- Born: 1947 (age 78–79) Piraeus
- Occupations: Lawyer, Politician

= Dimitrios Diathessopoulos =

Dimitrios Diathessopoulos is a Greek lawyer specializing in sports law, a politician and an important figure in the Greek Sports and International Swimming society. He is called the father of Greek water polo and he is the presently the longest serving president of an athletic federation in Europe.

==Early life==
He was born in Piraeus in 1947 to a middle-class family. In 1965 he entered the NUOA Law School of Athens and immediately he registered in Center's Union Party Youth branch. Two years later he was elected president of the Law School Students Union, just days before the beginning of the Greek military junta of 1967–1974. During the seven years of the junta he was pursued due to his anti-dictatorship actions. By 1974 he became an early member of the Panhellenic Socialist Movement (PASOK) that some years later came to power in Greece.

==First contact with sports==
From 1976 he started his career as a water polo referee. At that time water polo referees were paying their expenses out of their own pocket. From 1979 he started to work as a lawyer, while he continued his parallel career as a water polo referee, soon qualifying to work at the A1 Men's Category. He participated as a water polo referee at the 1984 Summer Olympics in Los Angeles. He continued as an active member of the Pan-Hellenic Socialist Party (PASOK).

==The road to presidency==
In 1984 the PASOK government decided to introduce reforms in Greek sports organization, as part of their general program of reforms. Diathessopoulos was chosen to work with swimmers; he formed a team of competitors. Some months later he won the Hellenic Swimming Federation (KOE) elections and began serving as its President. He still holds this post today with a brief break during 1991-1994, when the New Democracy party was in power in Greece.

==His work==
During Diathessopoulos' presidency, the Hellenic Swimming Federation developed rapidly and its sports (water polo, swimming, diving, and synchronized swimming) became popular among Greek youth. Successes include a silver medal that was won by women's water polo team at the 2004 Summer Olympics, which is the biggest Greek success in team sports, and a fourth-place finish by the men's water polo team at the Olympics, which is the biggest success of any Greek men's sports team. In 1987 Diathessopoulos was elected General Secretary of the Greek Olympic Committee (EOE), a position that he kept for over 17 years with brief breaks. He is a member of the administrative council of FINA, the international swimming federation. After many years as a member of their bureau, in 2008 he was elected vice-president of the European Swimming Federation (LEN). He was appointed as the highest officer for the development and administration of water polo in Europe.
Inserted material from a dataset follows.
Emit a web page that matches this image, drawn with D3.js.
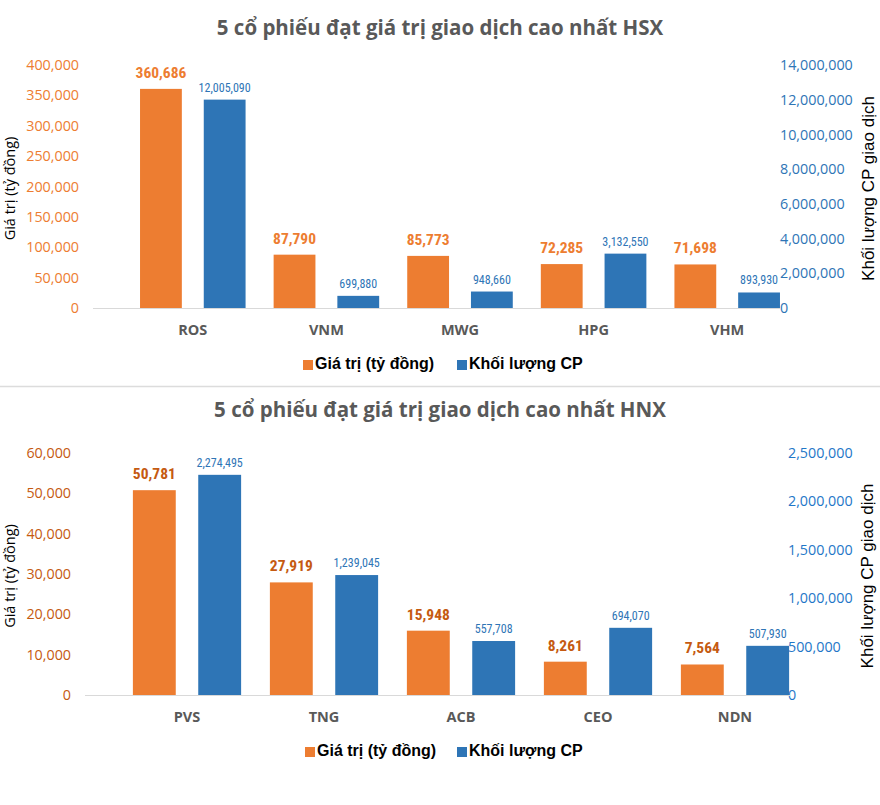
<!DOCTYPE html>
<html><head><meta charset="utf-8">
<script src="https://cdn.jsdelivr.net/npm/d3@7/dist/d3.min.js"></script>
<style>body{margin:0;background:#fff}svg{display:block}</style>
</head><body>
<svg id="c" width="880" height="805"></svg>
<script>
// ---- data ----
const hsxCategories = ["ROS", "VNM", "MWG", "HPG", "VHM"];
const hsxValue = [360686, 87790, 85773, 72285, 71698];
const hsxVolume = [12005090, 699880, 948660, 3132550, 893930];
const hsxLeftTicks = [0, 50000, 100000, 150000, 200000, 250000, 300000, 350000, 400000];
const hsxRightTicks = [0, 2000000, 4000000, 6000000, 8000000, 10000000, 12000000, 14000000];

const hnxCategories = ["PVS", "TNG", "ACB", "CEO", "NDN"];
const hnxValue = [50781, 27919, 15948, 8261, 7564];
const hnxVolume = [2274495, 1239045, 557708, 694070, 507930];
const hnxLeftTicks = [0, 10000, 20000, 30000, 40000, 50000, 60000];
const hnxRightTicks = [0, 500000, 1000000, 1500000, 2000000, 2500000];

const seriesNames = ["Giá trị (tỷ đồng)", "Khối lượng CP"];
const titles = ["5 cổ phiếu đạt giá trị giao dịch cao nhất HSX", "5 cổ phiếu đạt giá trị giao dịch cao nhất HNX"];
const leftTitle = "Giá trị (tỷ đồng)";
const rightTitle = "Khối lượng CP giao dịch";

const svg = d3.select("#c");
const fmt = d3.format(",");
const NARROW = "'Liberation Sans Narrow','Arial Narrow','Roboto Condensed',Roboto,sans-serif";
const CAL = "'Open Sans','Noto Sans',sans-serif";
const ARIAL = "'Liberation Sans',Arial,sans-serif";

function drawChart(cfg) {
  const g = svg.append("g");
  const y0 = cfg.yBase, yTop = cfg.yTop;
  g.append("text").attr("x", 440).attr("y", cfg.titleY).attr("text-anchor", "middle")
    .attr("font-family", CAL).attr("font-weight", 700).attr("font-size", 20.5)
    .attr("fill", "#595959").attr("dominant-baseline", "middle").text(cfg.title);

  const x0 = d3.scaleBand().domain(cfg.categories).range(cfg.xRange).paddingInner(0.21).paddingOuter(0.105);
  const x1 = d3.scaleBand().domain([0, 1]).range([0, x0.bandwidth()]).paddingInner(0.344);
  const yL = d3.scaleLinear().domain([0, d3.max(cfg.leftTicks)]).range([y0, yTop]);
  const yR = d3.scaleLinear().domain([0, d3.max(cfg.rightTicks)]).range([y0, yTop]);

  const la = g.append("g").attr("transform", `translate(${cfg.leftX},0)`)
    .call(d3.axisLeft(yL).tickValues(cfg.leftTicks).tickFormat(fmt).tickSize(0).tickPadding(0));
  la.select(".domain").remove();
  la.selectAll("text").attr("font-family", CAL).attr("font-size", 14.3).attr("fill", cfg.leftColor);

  const ra = g.append("g").attr("transform", `translate(${cfg.rightX},0)`)
    .call(d3.axisRight(yR).tickValues(cfg.rightTicks).tickFormat(fmt).tickSize(0).tickPadding(0));
  ra.select(".domain").remove();
  ra.selectAll("text").attr("font-family", CAL).attr("font-size", 14.3).attr("fill", cfg.rightColor);

  g.append("line").attr("x1", cfg.baseX[0]).attr("x2", cfg.baseX[1]).attr("y1", y0 + 0.5).attr("y2", y0 + 0.5)
    .attr("stroke", "#d9d9d9").attr("stroke-width", 1);

  g.append("text").attr("transform", `translate(15,${(y0 + yTop) / 2 + 2}) rotate(-90)`)
    .attr("text-anchor", "middle").attr("font-family", CAL).attr("font-size", 14.5).attr("fill", "#000")
    .text(leftTitle);
  g.append("text").attr("transform", `translate(${cfg.rTitleX},${(y0 + yTop) / 2 + 2}) rotate(-90)`)
    .attr("text-anchor", "middle").attr("font-family", ARIAL).attr("font-size", 17).attr("fill", "#000")
    .text(rightTitle);

  const groups = g.selectAll(".grp").data(cfg.categories).join("g")
    .attr("transform", d => `translate(${x0(d)},0)`);
  groups.append("rect").attr("x", x1(0)).attr("width", x1.bandwidth())
    .attr("y", (d, i) => yL(cfg.value[i])).attr("height", (d, i) => y0 - yL(cfg.value[i]))
    .attr("fill", "#ED7D31");
  groups.append("rect").attr("x", x1(1)).attr("width", x1.bandwidth())
    .attr("y", (d, i) => yR(cfg.volume[i])).attr("height", (d, i) => y0 - yR(cfg.volume[i]))
    .attr("fill", "#2E75B6");
  groups.append("text").attr("x", x1(0) + x1.bandwidth() / 2).attr("y", (d, i) => yL(cfg.value[i]) - 11)
    .attr("text-anchor", "middle").attr("font-family", NARROW).attr("font-weight", 700).attr("font-size", 15.5)
    .attr("fill", cfg.valLabelColor).text((d, i) => fmt(cfg.value[i]));
  groups.append("text").attr("x", x1(1) + x1.bandwidth() / 2).attr("y", (d, i) => yR(cfg.volume[i]) - 8)
    .attr("text-anchor", "middle").attr("font-family", NARROW).attr("font-size", 12)
    .attr("fill", "#2E75B6").text((d, i) => fmt(cfg.volume[i]));
  groups.append("text").attr("x", x0.bandwidth() / 2).attr("y", cfg.catY).attr("text-anchor", "middle")
    .attr("dominant-baseline", "middle").attr("font-family", CAL).attr("font-weight", 700).attr("font-size", 14.5)
    .attr("fill", "#595959").text(d => d);

  const leg = g.append("g").attr("transform", `translate(0,${cfg.legY})`);
  const items = [{x: cfg.legX[0], c: "#ED7D31", t: seriesNames[0]}, {x: cfg.legX[1], c: "#2E75B6", t: seriesNames[1]}];
  items.forEach(it => {
    leg.append("rect").attr("x", it.x).attr("y", -5).attr("width", 10).attr("height", 10).attr("fill", it.c);
    leg.append("text").attr("x", it.x + 12).attr("y", 0).attr("dominant-baseline", "middle")
      .attr("font-family", ARIAL).attr("font-weight", 700).attr("font-size", 16).attr("fill", "#000").text(it.t);
  });
}

drawChart({
  title: titles[0], titleY: 30, categories: hsxCategories, value: hsxValue, volume: hsxVolume,
  leftTicks: hsxLeftTicks, rightTicks: hsxRightTicks, yBase: 308, yTop: 65,
  xRange: [126, 794], leftX: 79, rightX: 780, baseX: [93, 780], rTitleX: 874,
  leftColor: "#ED7D31", rightColor: "#2E75B6", valLabelColor: "#ED7D31",
  catY: 331, legY: 365, legX: [303, 457]
});

svg.append("line").attr("x1", 0).attr("x2", 880).attr("y1", 386.5).attr("y2", 386.5)
  .attr("stroke", "#dcdcdc").attr("stroke-width", 1.5);

drawChart({
  title: titles[1], titleY: 412, categories: hnxCategories, value: hnxValue, volume: hnxVolume,
  leftTicks: hnxLeftTicks, rightTicks: hnxRightTicks, yBase: 695, yTop: 453,
  xRange: [118.5, 803.5], leftX: 71, rightX: 788, baseX: [85, 790], rTitleX: 873,
  leftColor: "#C55A11", rightColor: "#1F77C8", valLabelColor: "#C55A11",
  catY: 718, legY: 752, legX: [305, 457]
});
</script>
</body></html>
During his presidency of the Hellenic Swimming Federation (KOE) he worked hard to prevent attempts by the government to reduce its economic and moral support of sports, and he is considered a key player in the struggle against doping in Greece. He was involved in a dispute with the former Minister of Sports, Andreas Fouras, when Fouras attempted to pass legislation that reduced the state's financing of sports and included provisions that would allow the cancellation of any developments in Greek athletics. The affair ended with Foura's expulsion from office; Diathessopoulos was widely recognized for his efforts, which have discouraged any further attempts by the state to cut sports financing. Diathessopoulos is renowned for his actions towards the development of mass sports in Greece. With his protests, political initiatives, work on sports law, and even lawsuits against the Greek state, he has made an important contribution to the enactment of pro-sports developmental legislation. Several times he was considered as the national voice of the Greek sports community. He was a key player in Greece's failed attempt to host the 1996 Summer Olympics, and one of the architects of the successful 2004 Summer Olympics bid. He played an important role as a member of the organizing committee for the event, in cooperation with Gianna Aggelopoulou-Daskalaki. His political activism has brought him the attention of the Greek press on many occasions.

==Other political work==
Diathessopoulos has kept involved in the Greek political scene. He was elected as president of the Perfectorial Councilor of Athens District from 1994 to 1998. He holds several important offices within PASOK, as a member of its National Committee and a leading member of the committee that directs the party's sports policy. In 2000 he was proposed for the office of General Secretary of Sports in Greece under the Ministry of Culture, but he rejected the offer, as he preferred to pursue a career within international swimming organizations.

==Future plans==
Dimitris Diathessopoulos was reelected recently to his offices and he is not planning to leave the KOE's Presidency soon. He was elected a member of the FINA Bureau and supreme officer for water polo throughout the world.

His son Michael (Michail) Diathessopoulos, also an attorney at law and a Cambridge scholar, follows the steps of his father, with involvement in politics. He is a member of the National Committee of PASOK and is a leader in PASOK's Youth Organization. Dimitrios Diathessopoulos hopes his son will one day follow in his footsteps as president of the Hellenic Swimming Federation.